For Babes in Christ, intercession can begin simply. It can begin with one name, one concern, one burden, one sincere sentence before God. A new believer may pray, “Father, please help my family,” or “Lord, comfort my friend,” or “Jesus, draw my child near to You.” These prayers are precious when offered through Christ with a sincere heart. As the believer grows, intercession grows deeper in Scripture, stronger in faith, and wider in compassion. God teaches the praying heart step by step.
Effectual prayer bears the burden because love bears the burden. The love of Christ moves the believer beyond self and into Kingdom compassion. It teaches the heart to remember others before God. It gives prayer a wider reach, a deeper mercy, and a stronger purpose.
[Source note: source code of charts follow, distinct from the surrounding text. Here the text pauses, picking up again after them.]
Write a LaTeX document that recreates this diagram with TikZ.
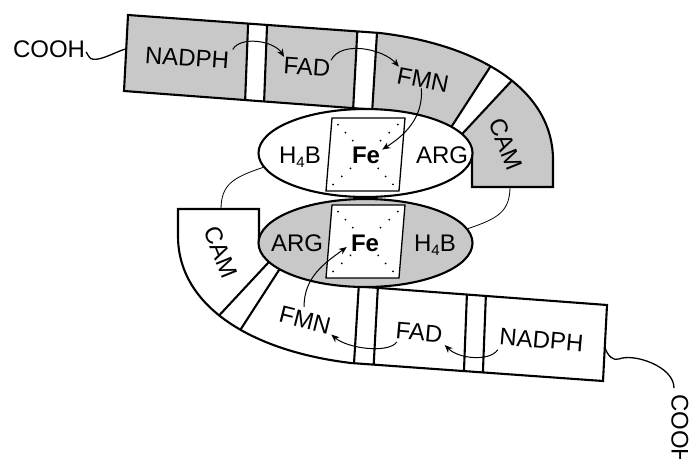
\documentclass[tikz,border=0pt]{standalone}
\usepackage{fontspec}
\setmainfont{Liberation Sans}
\usetikzlibrary{arrows.meta,calc,shapes.geometric}
\definecolor{bandgray}{RGB}{200,200,200}
\newcommand\subf[1]{\raisebox{-4pt}{\fontsize{15}{15}\selectfont #1}}
\begin{document}
\begin{tikzpicture}[x=1pt,y=-1pt,
  lbl/.style={font=\fontsize{24}{28}\selectfont, inner sep=0pt, text depth=0pt},
  fe/.style={font=\fontsize{24}{28}\selectfont\bfseries, inner sep=0pt, text depth=0pt},
  bandline/.style={line width=2.1pt, line join=miter},
  arr/.style={line width=1pt, -{Stealth[length=8pt,width=6.5pt]}},
  thinline/.style={line width=0.8pt},
  ellnode/.style={draw, ellipse, line width=2.1pt, minimum width=214pt, minimum height=88pt, inner sep=0pt},
]
\useasboundingbox (0,0) rectangle (692,458);
\clip (0,0) rectangle (692,458);
\def\bandpath{(128,15) -- (380,33) .. controls (480,45) and (553,90) .. (553,160) -- (553,187) -- (472,187) -- (472,153) -- (365,109) -- (124,91) -- cycle}
% the two bands
\foreach \rot/\col in {0/bandgray,180/white}{
  \begin{scope}[rotate around={\rot:(365.5,198)}]
    \fill[\col] \bandpath;
    \begin{scope}
      \clip \bandpath;
      \filldraw[fill=white, bandline] (249,0) -- (268,0) -- (263,130) -- (244,130) -- cycle;
      \filldraw[fill=white, bandline] (359,0) -- (379,0) -- (371,130) -- (352,130) -- cycle;
      \filldraw[fill=white, bandline] (505,44) -- (531,60) -- (450,147) -- (439,146) -- cycle;
    \end{scope}
    \draw[bandline] \bandpath;
  \end{scope}
}
% ellipses
\node[ellnode, fill=white] (e1) at (365.5,153) {};
\node[ellnode, fill=bandgray] (e2) at (365.5,243) {};
% Fe parallelograms with dots
\foreach \rot in {0,180}{
  \begin{scope}[rotate around={\rot:(365.5,198)}]
    \draw[fill=white, line width=1.3pt] (332,118) coordinate (p1) -- (405,118) coordinate (p2)
      -- (399,191) coordinate (p3) -- (326,191) coordinate (p4) -- cycle;
    \coordinate (pc) at (365.5,154.5);
    \foreach \c in {p1,p2,p3,p4}
      \foreach \t in {0.18,0.4,0.62}
        \fill ($(\c)!\t!(pc)$) circle (1);
  \end{scope}
}
% thin connectors
\coordinate (camL) at (221,209.5);
\coordinate (camR) at (510,186.5);
\draw[thinline] (e1.188) .. controls +(-30,10) and +(0,-25) .. (camL);
\draw[thinline] (e2.8) .. controls +(30,-10) and +(0,25) .. (camR);
% labels
\node[lbl, rotate=-4] (nadph1) at (187,58) {NADPH};
\node[lbl, rotate=-4] (fad1) at (307,67) {FAD};
\node[lbl, rotate=-11] (fmn1) at (423,80) {FMN};
\node[lbl, rotate=-68] (cam1) at (506,144) {CAM};
\node[lbl] (hb1) at (300,155) {H\subf{4}B};
\node[fe] (fe1) at (366,155) {Fe};
\node[lbl] (arg1) at (442,155) {ARG};
\node[lbl] (arg2) at (297,243) {ARG};
\node[fe] (fe2) at (365,243) {Fe};
\node[lbl] (hb2) at (435,243) {H\subf{4}B};
\node[lbl, rotate=-68] (cam2) at (221,252) {CAM};
\node[lbl, rotate=-14] (fmn2) at (305,320) {FMN};
\node[lbl, rotate=-5] (fad2) at (419,332.5) {FAD};
\node[lbl, rotate=-5] (nadph2) at (541.5,340) {NADPH};
\node[lbl] (cooh1) at (49,49) {COOH};
\node[lbl, rotate=-90, anchor=west] (cooh2) at (680,394) {COOH};
% electron-transfer arrows
\draw[arr] ([shift={(3,-3)}]nadph1.north east) .. controls +(8,-14) and +(-10,-16) .. (fad1.north west);
\draw[arr] (fad1.north east) .. controls +(10,-20) and +(-16,-18) .. (fmn1.north west);
\draw[arr] (fmn1.south) .. controls +(2,30) and +(22,-14) .. ([shift={(2,3)}]fe1.north east);
\draw[arr] ([shift={(-1,5)}]nadph2.south west) .. controls +(-8,12) and +(14,14) .. ([shift={(3,2)}]fad2.south east);
\draw[arr] ([shift={(2,3)}]fad2.south west) .. controls +(-8,12) and +(16,14) .. ([shift={(3,0)}]fmn2.south east);
\draw[arr] ([shift={(-3,-5)}]fmn2.north) .. controls +(0,-30) and +(-22,16) .. ([shift={(-4,4)}]fe2.west);
% COOH tails
\coordinate (bandL) at (126,49);
\coordinate (bandR) at (605,348);
\draw[line width=1.3pt] ([shift={(1,3)}]cooh1.east) .. controls +(4,7) and +(-8,1) .. ++(12,7)
  .. controls +(10,-2) and +(-6,1) .. (bandL);
\draw[line width=1.3pt] (bandR) .. controls +(3,8) and +(-6,2) .. ++(14,11)
  .. controls +(14,-6) and +(0,-22) .. ([shift={(-6,-6)}]cooh2.west);
\end{tikzpicture}
\end{document}
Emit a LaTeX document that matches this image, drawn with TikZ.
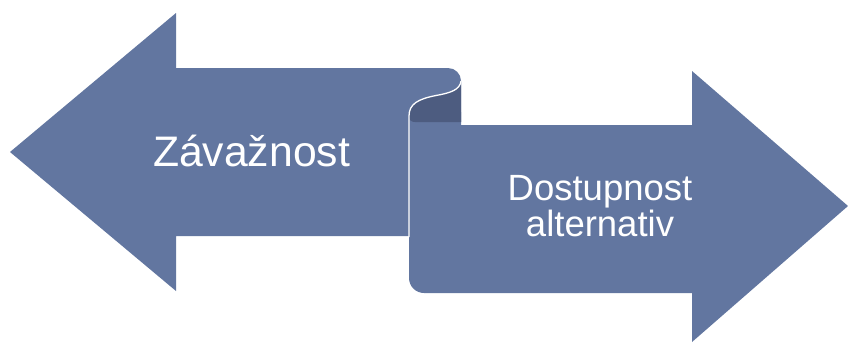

Through intercession, the believer participates in the care of Christ by bringing people before the Father in faith.
This is why praying beyond yourself is vital to the Kingdom of God. It forms a people who love deeply, pray sincerely, serve humbly, forgive freely, give thanks continually, and carry one another with grace. It strengthens families. It nourishes the Church. It remembers the afflicted. It seeks the lost. It covers the weary. It blesses the nations. It glorifies Jesus Christ.
Effectual prayer bears the burden because the Kingdom of God is governed by love, truth, mercy, righteousness, and the heart of the Father. The praying believer learns to kneel with compassion, rise with obedience, and walk in the love of Christ. When prayer carries others before God, the altar becomes a place of mercy, the heart becomes a vessel of compassion, and the soul learns the beauty of Kingdom intercession.